Virgin Media’s announcement that it will double broadband speeds for all customers “appears bullish” at first glance, according to Bank of America Merrill Lynch (BoAML) – who says it will potentially lift ARPU and lower churn, while demonstrating its cheap pathway to higher speeds.
However, BoAML predicts that Virgin’s latest announcement is the first of a two-part strategy to “defend itself against one of several problems facing it” – including BT’s decision to roll out fibre in cable areas, which undercuts Virgin’s offering.
BoAML says it is “concerned about [Virgin] losing some of its c.40% market share” and that it sees Virgin’s announcement as a reaction to BT’s plans to double FTTC speeds by 1 July 2012.

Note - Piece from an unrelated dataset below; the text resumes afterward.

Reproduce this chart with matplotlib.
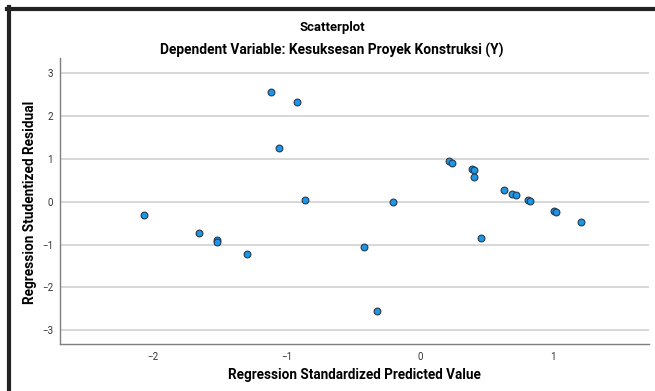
import matplotlib.pyplot as plt
from matplotlib.lines import Line2D

# standardized predicted value (x) and studentized residual (y)
pred = [-2.07, -1.66, -1.52, -1.52, -1.30, -1.12, -0.92, -1.06, -0.86,
        0.22, 0.24, 0.39, 0.41, 0.41, 0.63, 0.69, 0.72, 0.81, 0.83,
        1.01, 1.02, 1.21, 0.46, -0.20, -0.42, -0.32]
resid = [-0.30, -0.73, -0.90, -0.93, -1.21, 2.56, 2.33, 1.26, 0.04,
         0.95, 0.91, 0.76, 0.74, 0.57, 0.27, 0.19, 0.17, 0.04, 0.01,
         -0.21, -0.23, -0.48, -0.85, -0.01, -1.06, -2.55]
xticks = [-2, -1, 0, 1]
yticks = [-3, -2, -1, 0, 1, 2, 3]

plt.rcParams['font.family'] = ['Roboto', 'DejaVu Sans']

W, H = 655, 391
fig = plt.figure(figsize=(W / 100, H / 100), dpi=100)
ax = fig.add_axes([60 / W, 1 - 344 / H, (649 - 60) / W, (344 - 58) / H])

ax.set_xlim(-2.70, 1.72)
ax.set_ylim(-3.32, 3.36)
ax.set_yticks(yticks)
ax.set_xticks(xticks)
ax.grid(axis='y', color='#d4d4d4', linewidth=1.3)
ax.set_axisbelow(True)
ax.scatter(pred, resid, s=24, facecolor='#1e96e6', edgecolor='#2b3a4a',
           linewidth=0.8, zorder=3)

for side in ['top', 'right']:
    ax.spines[side].set_visible(False)
for side in ['left', 'bottom']:
    ax.spines[side].set_color('#7f7f7f')
    ax.spines[side].set_linewidth(1.0)
ax.tick_params(length=0, labelsize=7, labelcolor='#333333', pad=5)
ax.tick_params(axis='x', pad=6)

bold = dict(ha='center', va='center', fontsize=11, fontweight='bold')
xl = fig.text(354 / W, 1 - 375 / H, 'Regression Standardized Predicted Value', **bold)
yl = fig.text(30 / W, 1 - 202 / H, 'Regression Studentized Residual',
              rotation=90, **bold)
t1 = fig.text(332 / W, 1 - 27 / H, 'Scatterplot', **bold)
t2 = fig.text(332 / W, 1 - 50 / H,
              'Dependent Variable: Kesuksesan Proyek Konstruksi (Y)', **bold)

# fit text sizes to the widths seen in the reference (condensed font there)
fig.canvas.draw()
r = fig.canvas.get_renderer()
for txt, target, vertical in [(t1, 66, False), (t2, 341, False),
                              (xl, 253, False), (yl, 203, True)]:
    bb = txt.get_window_extent(r)
    size = bb.height if vertical else bb.width
    txt.set_fontsize(txt.get_fontsize() * target / size)

# dark frame on the left and top edges
fig.add_artist(Line2D([9 / W, 9 / W], [0, 1 - 7 / H], color='#222222',
                      linewidth=3, transform=fig.transFigure))
fig.add_artist(Line2D([7 / W, 1], [1 - 9 / H, 1 - 9 / H], color='#222222',
                      linewidth=3, transform=fig.transFigure))

fig.savefig('out.png', dpi=100)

“In our view, [Virgin] is facing a unique combination of serious structural and cyclical challenges with the effect on cash-flow magnified by operational and financial gearing,” BoAML’s report says.
“In our detailed note last year looking at strategy, we argued that each of Virgins core triple play products is under attack (phone from mobile substitution, TV from YouView & IPTV, and broadband from BT’s fibre roll-out) while at the same time it has gone ex-growth in highly profitable triple-play cross sell and faces increasing difficulty with 85% of revenues from the UK customer.”
The report claims that the ‘positive’ from this announcement is that it makes future price rises more acceptable and reduces churn.
Virgin Media is currently the UK’s largest cable operator with 4.8 million customers.